Sunday, May 30, 2021

The Meaning of "Life"

I'm the compiler of  <www.Clockworks2.org>, a wiki on "The Human/Machine Interface in SF," which is based on Clockworks: A Multimedia Bibliography of Works Useful for the Study of the Human/Machine Interface in SF — that "Multimedia Bibliography" phrase is the publisher's; we called it a "List" (Greenwood Press, 1993). 

The end of the 20th century was a time when literary studies were getting a heavy dose of Philosophy, and respectable scholars by God were to Define your terms! My writing partner, Thom Dunn, and I hadn't always done so and had taken a little guff for the failure. So in the Introduction to Clockworks, toward the end of our Introduction, pretty safe from the eyes of most readers and, we figured, all those unpaid academic reviewers, we wrote this, defining the last part of our subtitle:

In SF. In our Abbreviations, we differentiate between "SF" and "S.F." "S.F." is "science fiction," and SF is "science fiction" plus related genres such as eutopias, dystopias, some fantasy, and some horror. In our earlier volumes The Mechanical God [Greenwood 1982] and Clockwork Worlds [GP 1983], we declined to define "science fiction" and noted the comparable inability of biologists to define "life," of attorneys to define "tort" let alone Justice, of mathematicians to define "point" — and we noted the generations of literary critics who have discussed comedy and tragedy without ever coming up with standard definitions of those terms. Here, we recommend a definition of "life" Erlich heard somewhere and liked: "The process by which entropy is reversed, locally and temporarily, in a volume both in contact with and set off from surrounding space-time"; but we still decline to define "science fiction."

Although we did give some indications of where we set the SF borders.

It was a joke, with a bit of a "Screw you" to the pedants: we won't define "science fiction," but we will tell you The Meaning of Life.

Over the years, a close friend or two with strong backgrounds in the relevant sciences, and strong tendencies toward the wise-ass, has or have suggested an example or two that fit the definition but are obviously inorganic (crystals forming in a sack or "sac" that's a semi-permeable membrane ... and such). 

Okay, but this much in my defense, sort of, and to complete the story with the probable source of the biology-lore I passed along.
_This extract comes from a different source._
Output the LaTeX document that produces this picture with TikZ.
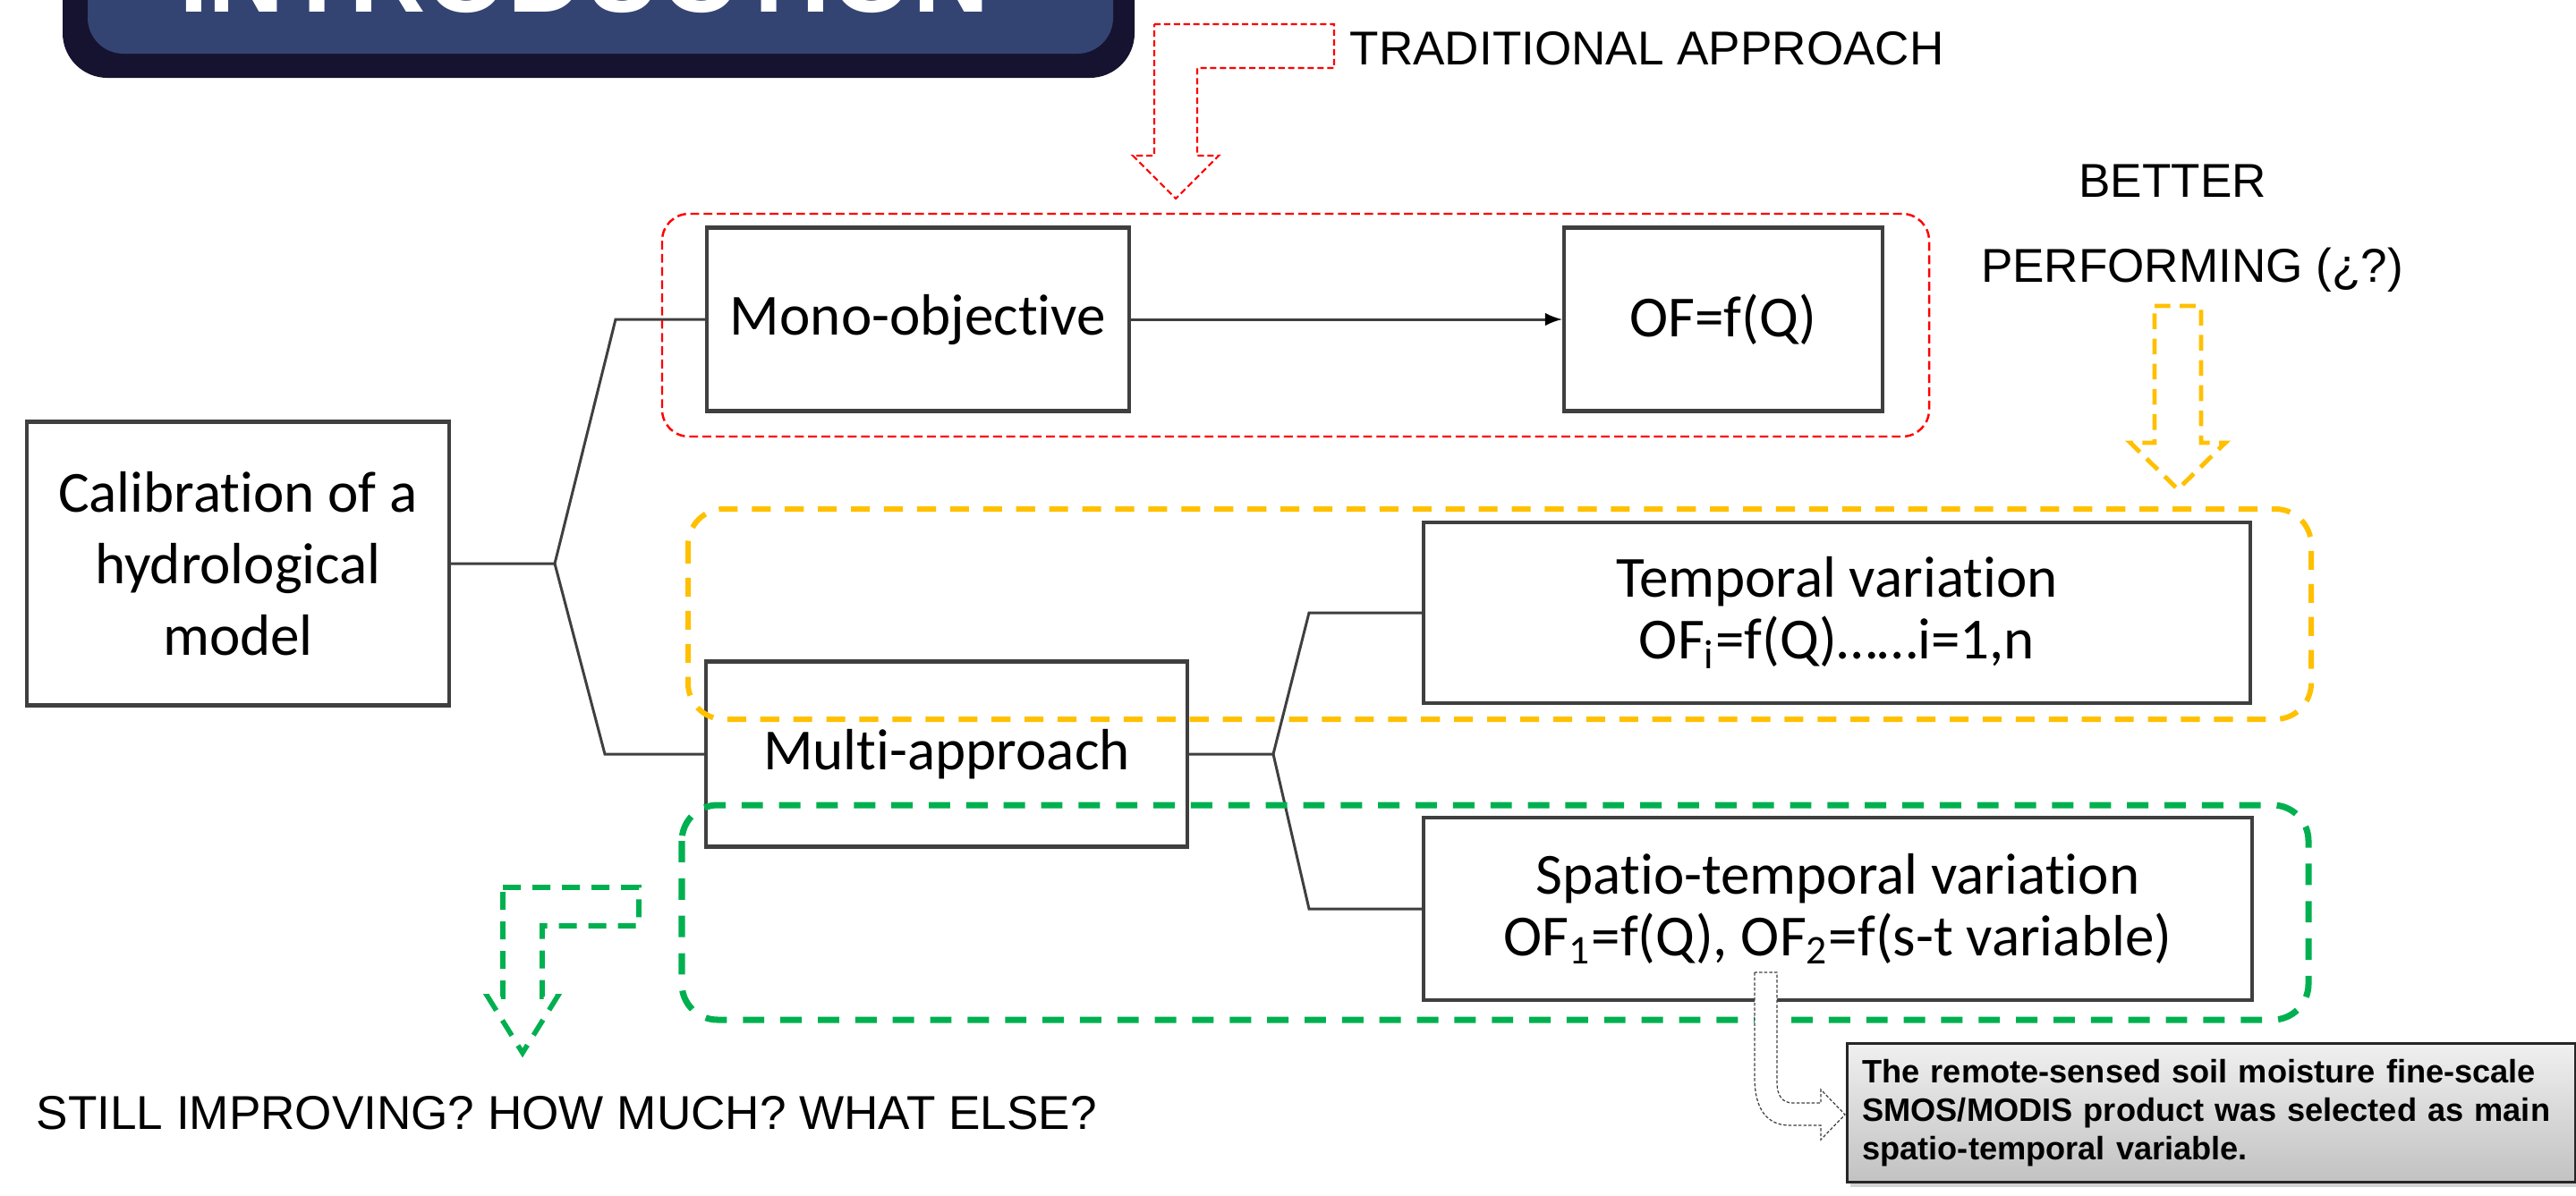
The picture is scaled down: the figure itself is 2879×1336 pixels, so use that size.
\documentclass[tikz,border=0pt]{standalone}
\usepackage{fontspec}
\setmainfont{Carlito}[Ligatures=NoCommon]
\newfontfamily\arialtext{Liberation Sans}
\usepackage{tikz}
\usetikzlibrary{arrows,shadows}
\definecolor{bannerdark}{HTML}{161330}
\definecolor{bannerblue}{HTML}{334473}
\definecolor{boxgray}{HTML}{3F3F3F}
\definecolor{tradred}{HTML}{FF0000}
\definecolor{betteryellow}{HTML}{FFC000}
\definecolor{stillgreen}{HTML}{00B050}
\tikzset{
  block/.style={rectangle,draw=boxgray,line width=1.2pt,fill=white,inner sep=0pt,align=center,
    font=\fontsize{18.5}{22.8}\selectfont},
  link/.style={draw=boxgray,line width=0.85pt},
  group/.style={rounded corners=0.4cm},
  hollow/.style={line join=miter},
  remark/.style={font=\arialtext\fontsize{15.1}{18}\selectfont,inner sep=0pt},
  notebox/.style={rectangle,draw=black!85,line width=0.7pt,top color=gray!12,bottom color=gray!48,
    minimum width=8.13cm,minimum height=1.55cm,text width=7.79cm,inner sep=0.17cm,align=left,
    font=\arialtext\bfseries\fontsize{10.3}{12.3}\selectfont,
    drop shadow={shadow xshift=1pt,shadow yshift=-1.5pt,opacity=0.35}},
  pointer/.style={draw=black!75,fill=white,line width=0.35pt,dash pattern=on 1pt off 0.6pt},
}

\begin{document}
\begin{tikzpicture}[x=0.01cm,y=-0.01cm]
\useasboundingbox (0,0) rectangle (2879,1336);
% title banner, cut by the top edge
\fill[bannerdark,rounded corners=0.5cm] (70,-150) rectangle (1268,87);
\fill[bannerblue,rounded corners=0.4cm] (98,-150) rectangle (1244,60);
\node (intro) [anchor=base,text=white,inner sep=0pt,font=\arialtext\bfseries\fontsize{33.6}{40}\selectfont] at (653,13) {INTRODUCTION};
%
\node (calib) [block,minimum width=4.71cm,minimum height=3.17cm] at (266,630) {Calibration of a\\hydrological\\model};
\node (mono) [block,minimum width=4.71cm,minimum height=2.05cm] at (1026,357) {Mono-objective};
\node (of) [block,minimum width=3.56cm,minimum height=2.05cm] at (1926,357) {OF=f(Q)};
\node (multi) [block,minimum width=5.37cm,minimum height=2.07cm] at (1058,843) {Multi-approach};
\node (temp) [block,minimum width=9.23cm,minimum height=2.02cm,font=\fontsize{18.5}{19.6}\selectfont] at (2053,685) {Temporal variation\\OF\textsubscript{i}=f(Q)……i=1,n};
\node (spat) [block,minimum width=9.25cm,minimum height=2.04cm,font=\fontsize{18.5}{19.8}\selectfont] at (2054,1016) {Spatio-temporal variation\\OF\textsubscript{1}=f(Q), OF\textsubscript{2}=f(s-t variable)};
%
\coordinate (j1) at (620,630);
\coordinate (b1) at (688,357);
\coordinate (b2) at (676,843);
\coordinate (j2) at (1423,843);
\coordinate (b3) at (1463,685);
\coordinate (b4) at (1463,1016);
\draw[link] (calib.east) -- (j1) -- (b1) -- (mono.west);
\draw[link] (j1) -- (b2) -- (multi.west);
\draw[link] (multi.east) -- (j2) -- (b3) -- (temp.west);
\draw[link] (j2) -- (b4) -- (spat.west);
\path[-latex,link] (mono) edge (of);
%
\draw[group,tradred,line width=0.7pt,dash pattern=on 2.8pt off 1.4pt,rounded corners=0.3cm] (740,239) rectangle (2156,488);
\draw[group,betteryellow,line width=1.7pt,dash pattern=on 6pt off 4.5pt] (769,569) rectangle (2583,804);
\draw[group,stillgreen,line width=2pt,dash pattern=on 6.8pt off 5.1pt] (762,900) rectangle (2580,1140);
%
\draw[hollow,tradred,line width=0.6pt,dash pattern=on 2pt off 1.1pt] (1290,27) -- (1491,27) -- (1491,76) -- (1338,76) -- (1338,174) -- (1362,174) -- (1314,222) -- (1266,174) -- (1290,174) -- cycle;
\draw[hollow,betteryellow,line width=1.4pt,dash pattern=on 5pt off 3pt] (2408,342) -- (2460,342) -- (2460,495) -- (2487,495) -- (2434,547) -- (2381,495) -- (2408,495) -- cycle;
\draw[hollow,stillgreen,line width=1.6pt,dash pattern=on 5.7pt off 3.7pt] (562,992) -- (714,992) -- (714,1035) -- (606,1035) -- (606,1114) -- (623,1114) -- (584,1177) -- (545,1114) -- (562,1114) -- cycle;
%
\node (trad) [remark,anchor=base west] at (1508,72) {TRADITIONAL APPROACH};
\node (better) [remark,anchor=base] at (2428,220) {BETTER};
\node (perf) [remark,anchor=base] at (2450,315) {PERFORMING (¿?)};
\node (still) [remark,anchor=base west] at (40,1262) {STILL IMPROVING? HOW MUCH? WHAT ELSE?};
%
\coordinate (tip) at (2062,1246);
\draw[pointer] (1961,1087) -- (1961,1205) .. controls (1961,1240) and (1975,1258) .. (2000,1258) -- (2035,1258) -- (2035,1274) -- (tip) -- (2035,1218) -- (2035,1233) -- (2004,1233) .. controls (1992,1233) and (1986,1225) .. (1986,1210) -- (1986,1087) -- cycle;
\node (note) [notebox] at (2471,1244) {The remote-sensed soil moisture fine-scale\\SMOS/MODIS product was selected as main\\spatio-temporal variable.};
\end{tikzpicture}
\end{document}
From Jessica Riskin's The Restless Clock: A History of the Centuries-Long Argument over What Makes Living Things Tick, a work I'm annotating for the wiki: "'When is a piece of matter said to be alive? When it goes on 'doing something,'" and that "the most salient 'something' that organisms characteristically did was to resist entropy, to avoid decay into equilibrium" (Restless Clock, p. 369; ch. 10). And the source of the quote? Edwin Schrödinger's What Is Life? (Cambridge U Press, 1944).

Ah ha! Sort of. At least the lore I passed on — and I got it as academic folklore, word-of-mouth, a kind of rumor — at least the lore I passed on had a respectable genealogy.